Specialty
chemicals, which comprise low volume, high value chemicals with specific
applications, constitute a significant part of the Indian chemical industry.
The
shift of manufacturing to the East and India’s export competitiveness is
expected to strengthen India’s position as a manufacturing hub for specialty
chemicals. A glimpse of India’s emergence as a major export hub is already seen
in segments such as agrochemicals and colorants, in which a significant part of
India’s production is exported.
A more
tangible metric to distinguish between specialty and bulk chemicals is the
EBITDA margin of the business. Specialty chemicals, by virtue of being high
value, specialised products command higher margins than most bulk products.
Specialty
chemicals can be sub-divided based on end-user industries. End-use driven
segments (agrochemicals, personal care ingredients, polymer additives, water
chemicals, textile chemicals and construction chemicals) and application-driven
segments (surfactants, flavours and fragrances and dyes and pigments) constitute
over 80% of the specialty chemicals universe.
The
nine segments that we have covered cumulatively constitute a market of USD 18.8
bn in India and are expected to grow at 12% p.a. to reach USD 33.2 bn by 2019.
The largest segments are agrochemicals and dyes and pigments; these are
expected to grow at 11–12% p.a. Water treatment and construction chemicals, are
expected to be the fastest growing segments with expected growth rate of 15%
p.a. over 2014-19.
Specialty
chemicals finding applications across consumer (eg. personal care chemicals),
industrial (eg. water chemicals) and infrastructure (eg. construction
chemicals) segments are driven by the overall growth of the Indian economy.
Agrochemical growth has a strong linkage to the growth of the rural economy.
In
certain segments (such as agrochemicals, dyes and pigments, flavours and
fragrances), a significant proportion of production in India is exported.
Key trends in the Market
Regulatory
and environmental considerations : Developed markets are tightening their
import regulations due to environmental concerns and also to protect domestic
manufacturers.
Shift
of production to Asia : Many MNCs are focusing on Asia, particularly India and
China, as their manufacturing hubs as a result of tighter environmental norms
in the west. This has been particularly evident in relatively standardized
products with low differentiation, such as textile chemicals and dyes and
pigments, wherein IP protection hasn’t been a significant threat.
Recently,
tightened pollution control norms in China have led to multiple plant shutdowns
in the country in chemicals and other manufacturing segments. As a result of
this, Indian chemical manufacturers have gained from production shift to India,
especially visible in segments such as Dyes and Pigments.
Inbound
activity :
•
Gaining market access / increase in market share : Eg. Evonik’s acquisition of
Monarch Catalysts (May, 2015)
•
Creating a manufacturing base : Cost efficiencies and shifting base from the
west due to more stringent environmental regulations
•
Sourcing and strengthening of supply base (intermediates/ ingredients) : Eg.

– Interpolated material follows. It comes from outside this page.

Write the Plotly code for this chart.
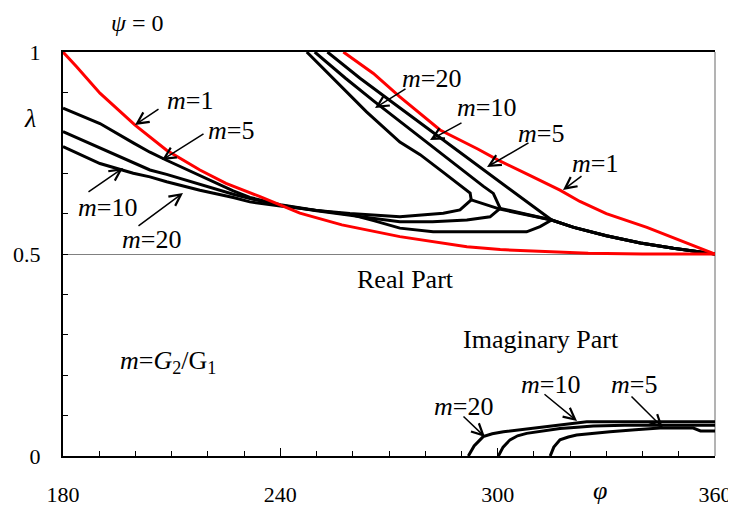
import plotly.graph_objects as go

# ---------------- data (phi in degrees, lambda) ----------------
# m = 1 (red), real part: lower branch and upper branch
m1_lo_phi = [180, 183.7, 190.2, 199.9, 208.6, 217.8, 225, 234.4, 245.4, 257, 273, 282.2, 291.5, 300.7, 310, 318, 325, 340, 360]
m1_lo_lam = [1.0, 0.964, 0.898, 0.819, 0.757, 0.708, 0.675, 0.642, 0.601, 0.572, 0.543, 0.530, 0.518, 0.511, 0.507, 0.505, 0.502, 0.500, 0.500]
m1_up_phi = [257.4, 265.7, 273, 284.1, 294.5, 300, 309, 317.2, 322.7, 330, 341.2, 350, 360]
m1_up_lam = [1.0, 0.947, 0.889, 0.807, 0.760, 0.733, 0.694, 0.658, 0.630, 0.600, 0.566, 0.535, 0.500]

# m = 5, real part
m5_lo_phi = [180, 190.2, 199.4, 204, 208.6, 217.8, 227, 231.6, 240, 250, 259.2, 266, 273, 282.2, 295, 308, 311.7, 314.9]
m5_lo_lam = [0.861, 0.823, 0.775, 0.752, 0.732, 0.693, 0.656, 0.640, 0.622, 0.608, 0.598, 0.582, 0.564, 0.555, 0.555, 0.555, 0.568, 0.584]
m5_up_phi = [253, 262, 271, 280, 288.7, 297, 305, 311, 314.9]
m5_up_lam = [1.0, 0.935, 0.875, 0.815, 0.757, 0.703, 0.650, 0.610, 0.584]

# m = 10, real part
m10_lo_phi = [180, 190.2, 199.4, 204, 208.6, 217.8, 227, 231.6, 240, 250, 259.2, 266, 273, 282, 291.5, 297.9, 300.7]
m10_lo_lam = [0.803, 0.762, 0.725, 0.708, 0.697, 0.672, 0.648, 0.637, 0.621, 0.607, 0.597, 0.588, 0.580, 0.580, 0.584, 0.592, 0.613]
m10_up_phi = [249.5, 258, 266, 275, 283.2, 291, 296, 298.8, 300.7]
m10_up_lam = [1.0, 0.935, 0.877, 0.814, 0.757, 0.703, 0.668, 0.650, 0.613]

# m = 20, real part
m20_lo_phi = [180, 190.2, 199.4, 204, 208.6, 217.8, 227, 231.6, 240, 250, 259.2, 266, 273, 285, 289.6, 292.7]
m20_lo_lam = [0.766, 0.724, 0.700, 0.691, 0.679, 0.658, 0.640, 0.629, 0.619, 0.608, 0.600, 0.596, 0.592, 0.601, 0.609, 0.634]
m20_up_phi = [247.3, 254.6, 263.8, 273, 278.6, 285, 292.4, 292.7]
m20_up_lam = [1.0, 0.934, 0.852, 0.777, 0.746, 0.702, 0.651, 0.634]

# real part of the complex pair (after coalescence)
m20_cx_phi = [292.7, 300.6, 314.9, 321, 330, 339.4, 348.5, 360]
m20_cx_lam = [0.634, 0.611, 0.584, 0.566, 0.545, 0.527, 0.514, 0.500]
m10_cx_phi = [300.7, 314.9, 321, 330, 339.4, 348.5, 360]
m10_cx_lam = [0.613, 0.584, 0.566, 0.545, 0.527, 0.514, 0.500]
m5_cx_phi = [314.9, 321, 330, 339.4, 348.5, 360]
m5_cx_lam = [0.584, 0.566, 0.545, 0.527, 0.514, 0.500]

# imaginary parts
m20_im_phi = [291.9, 293.5, 296, 298.5, 301.6, 307, 312.6, 318, 324.6, 340, 360]
m20_im_lam = [0.0, 0.025, 0.048, 0.055, 0.060, 0.066, 0.072, 0.078, 0.085, 0.085, 0.085]
m10_im_phi = [300.2, 301.5, 303.4, 305.5, 308, 312, 317.2, 322, 326.4, 335, 345, 360]
m10_im_lam = [0.0, 0.022, 0.040, 0.050, 0.056, 0.062, 0.068, 0.071, 0.074, 0.076, 0.076, 0.076]
m5_im_phi = [314.5, 315.5, 317.2, 319.5, 321.8, 326, 331, 338, 344.8, 354, 356, 360]
m5_im_lam = [0.0, 0.022, 0.040, 0.047, 0.052, 0.056, 0.060, 0.065, 0.069, 0.069, 0.062, 0.062]

x_ticks = [180, 240, 300, 360]
y_ticks = [0, 0.5, 1]
y_ticktext = ["0", "0.5", "1"]

RED = "#FF0000"
BLACK = "#000000"
FONT = "Liberation Serif"
LBL = 26

fig = go.Figure()

def add(x, y, color):
    fig.add_trace(go.Scatter(x=x, y=y, mode="lines",
                             line=dict(color=color, width=3),
                             showlegend=False, hoverinfo="skip"))

for xs, ys in [(m5_lo_phi, m5_lo_lam), (m5_up_phi, m5_up_lam), (m5_cx_phi, m5_cx_lam),
               (m10_lo_phi, m10_lo_lam), (m10_up_phi, m10_up_lam), (m10_cx_phi, m10_cx_lam),
               (m20_lo_phi, m20_lo_lam), (m20_up_phi, m20_up_lam), (m20_cx_phi, m20_cx_lam),
               (m20_im_phi, m20_im_lam), (m10_im_phi, m10_im_lam), (m5_im_phi, m5_im_lam)]:
    add(xs, ys, BLACK)
add(m1_lo_phi, m1_lo_lam, RED)
add(m1_up_phi, m1_up_lam, RED)

# reference-pixel -> data / paper helpers for annotation placement
X0, X1, Y0, Y1 = 63, 715, 52, 456
def P(xp, yp):
    return 180 + (xp - X0) * 180.0 / (X1 - X0), (Y1 - yp) / (Y1 - Y0)
def PP(xp, yp):
    return (xp - X0) / (X1 - X0), (Y1 - yp) / (Y1 - Y0)

labels = [
    ("<i>m</i>=1", (190, 100)),
    ("<i>m</i>=5", (231, 130)),
    ("<i>m</i>=10", (107, 207)),
    ("<i>m</i>=20", (151, 239)),
    ("<i>m</i>=20", (431, 78)),
    ("<i>m</i>=10", (486, 107)),
    ("<i>m</i>=5", (541, 133)),
    ("<i>m</i>=1", (595, 163)),
    ("Real Part", (405, 279)),
    ("Imaginary Part", (541, 339)),
    ("<i>m</i>=10", (550, 384)),
    ("<i>m</i>=5", (634, 384)),
    ("<i>m</i>=20", (463, 406)),
    ("<i>m</i>=<i>G</i><sub>2</sub>/G<sub>1</sub>", (168, 362)),
]
arrows = [
    ((160, 108), (135, 125)),
    ((205, 133), (162, 160)),
    ((87, 193), (123, 168)),
    ((137, 227), (183, 193)),
    ((407, 88), (375, 108)),
    ((463, 122), (430, 140)),
    ((530, 142), (487, 167)),
    ((583, 175), (563, 190)),
    ((543, 393), (577, 421)),
    ((630, 395), (663, 428)),
    ((462, 415), (485, 437)),
]

annots = []
for text, (cx, cy) in labels:
    x, y = P(cx, cy)
    annots.append(dict(x=x, y=y, xref="x", yref="y", text=text, showarrow=False,
                       font=dict(family=FONT, size=LBL, color=BLACK),
                       xanchor="center", yanchor="middle"))
for (tx, ty), (hx, hy) in arrows:
    ax_, ay_ = P(tx, ty)
    x, y = P(hx, hy)
    annots.append(dict(x=x, y=y, ax=ax_, ay=ay_, xref="x", yref="y", axref="x", ayref="y",
                       text="", showarrow=True, arrowhead=5, arrowsize=1.5,
                       arrowwidth=1.5, arrowcolor=BLACK))

# axis symbols & title (outside the plot area -> paper coordinates)
for text, (cx, cy), size in [("<i>ψ</i> = 0", (137, 23), 24),
                             ("<i>λ</i>", (30, 118), 26),
                             ("<i>φ</i>", (600, 490), 26)]:
    x, y = PP(cx, cy)
    annots.append(dict(x=x, y=y, xref="paper", yref="paper", text=text, showarrow=False,
                       font=dict(family=FONT, size=size, color=BLACK),
                       xanchor="center", yanchor="middle"))

# the page body has an 8px margin, so the figure is sized/offset to compensate
fig.update_layout(
    width=728, height=501,
    margin=dict(l=55, r=21, t=44, b=53, autoexpand=False),
    paper_bgcolor="white", plot_bgcolor="white",
    annotations=annots,
    shapes=[dict(type="line", xref="paper", yref="paper", x0=1, x1=1, y0=0, y1=1,
                 line=dict(color="#808080", width=1.2), layer="below")],
)
fig.update_xaxes(range=[180, 360], tickvals=x_ticks, ticks="inside", ticklen=8, tickwidth=1.3,
                 tickcolor=BLACK, showline=True, linecolor=BLACK, linewidth=2, mirror=True,
                 showgrid=False, zeroline=False, automargin=False,
                 minor=dict(ticks="inside", dtick=10, ticklen=5, tickwidth=1.1, tickcolor=BLACK, showgrid=False),
                 tickfont=dict(family=FONT, size=22, color=BLACK), ticklabelstandoff=18)
fig.update_yaxes(range=[0, 1], tickvals=y_ticks, ticktext=y_ticktext, ticks="inside", ticklen=5,
                 tickwidth=1.1, tickcolor=BLACK, showline=True, linecolor=BLACK, linewidth=2,
                 showgrid=True, gridcolor="#808080", gridwidth=1.2, zeroline=False, automargin=False,
                 minor=dict(ticks="inside", dtick=0.1, ticklen=5, tickwidth=1.1, tickcolor=BLACK, showgrid=False),
                 tickfont=dict(family=FONT, size=22, color=BLACK), ticklabelstandoff=16)

fig.write_html("out.html")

Mane’s acquisition of Kancor Ingredients(Nov, 2014)
•
Acquiring brands and distribution network : Eg. Nihon Nohyaku ‘s acquisition of
Hyderabad Chemicals (Nov, 2014)
•
Enhancing product portfolio : Eg. Clariant’s acquisition of Plastichemix (Apr,
2014)
Outbound
activity :
•
Technology access : Eg. Sudarshan’s acquisition of Ekcart (Dec, 2011)
•
Market access : Eg. UPL’s acquisition of DVA Agro do Brazil (Jul, 2011)
•
Enhance product portfolio : Eg. Indofil’s acquisition of Dow’s dithane business
(Mar, 2012) ; Dorf Ketal’s acquisition of Exxon’s
lubricant
additives business (Mar, 2007)
•
Strengthen global market share : Eg. Dorf Ketal in organometallic titanates :
DuPont, Johnson Matthey, etc. (Jan, 2010 and Aug,
2010
respectively); Kiri’s acquisition of Dystar (Dec, 2009)
Agrochemicals, Flavours and Fragrances (F&F) and Personal Care are the three most attractive sectors in our opinion. They are characterized by strong product differentiation / specialization and strong end industry growth. Amongst these, Agrochemicals and F&F have a large market and a number of scaled up investible assets.